Democrat Rep. Maxine Waters—a top MAGA foe— blasted Trump’s efforts to downsize the CFPB, claiming staffing and contractor cuts put Americans’ data at risk.
In a statement, Waters said, “Over the past year, we have witnessed an unprecedented assault on the CFPB by the Trump Administration, which has systematically weakened the agency’s abilities to protect American consumers.”
Waters added that Trump administration efforts to shrink the federal workforce and expenditure of taxpayer money on high-priced government contractors “paved the way for the alarming findings in the report.”
But critics say that in blasting current Bureau chief, MAGA favorite Russ Vought, progressives like Waters are forgetting about the biggest threat to consumer data security in recent years: A massive data leak that occurred under the previous Biden administration, under the leadership of leftist favorite, former CFPB head Rohit Chopra. And by attacking Trump now, they are merely serving to highlight the leak and the huge risks of the agency having such expansive power and authority.
Around Valentine’s Day 2023, a CFPB staffer leaked the financial information of over 250,000 Americans.

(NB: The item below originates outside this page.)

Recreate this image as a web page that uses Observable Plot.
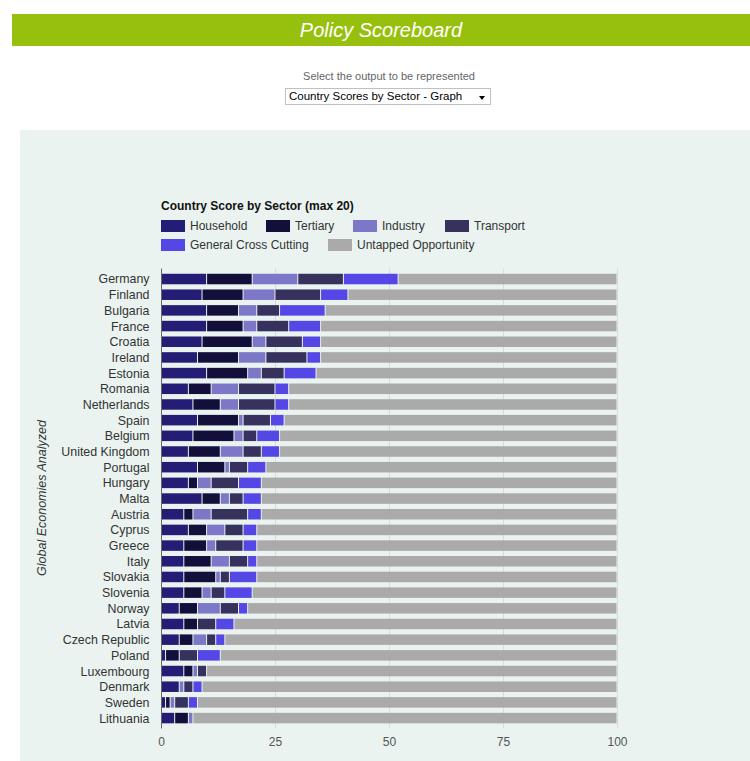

While the staffer was fired, it remains unclear to this day what other action was taken to rectify the leak by Biden administration officials, including Chopra.
No prosecution of the staffer in question appears to have occurred.
Chopra, who ran the agency when the leak occurred, was not sanctioned.
Financial institutions overseen by the CFPB indicated at the time that they were asked to notify their customers whose data had been leaked of the event, instead of CFPB doing so.
Some institutions privately criticized the plan as likely to result in their being erroneously blamed for the leak, when in fact it was a CFPB problem.
One financial services industry advocate told American Greatness that over two years later, it is still unclear whether all affected consumers ever were notified that their data had been leaked.
“Reporters covering this were told they had been, but CFPB was very cagey about providing the text of letters or emails that would have been used to notify customers. No one really knows for sure, to this day,” one consultant working on CFPB regulatory issues said.
At the time, now-retired House Financial Services Chairman Patrick McHenry said that the “breach raises concerns with how the CFPB safeguards consumers’ personally identifiable information.”
McHenry pledged that Republicans would ensure that any bad actors were held accountable.
However, lobbyists working on financial regulation say that some Republicans on McHenry’s former committee still feel full answers were never provided by Chopra or the CFPB.
Progressive gloating over the current allegations of inadequate data security at CFPB may prompt Vought and relevant oversight committees to look again at the circumstances surrounding the leak, which remains one of the bigger, but less publicized scandals, of the Biden era.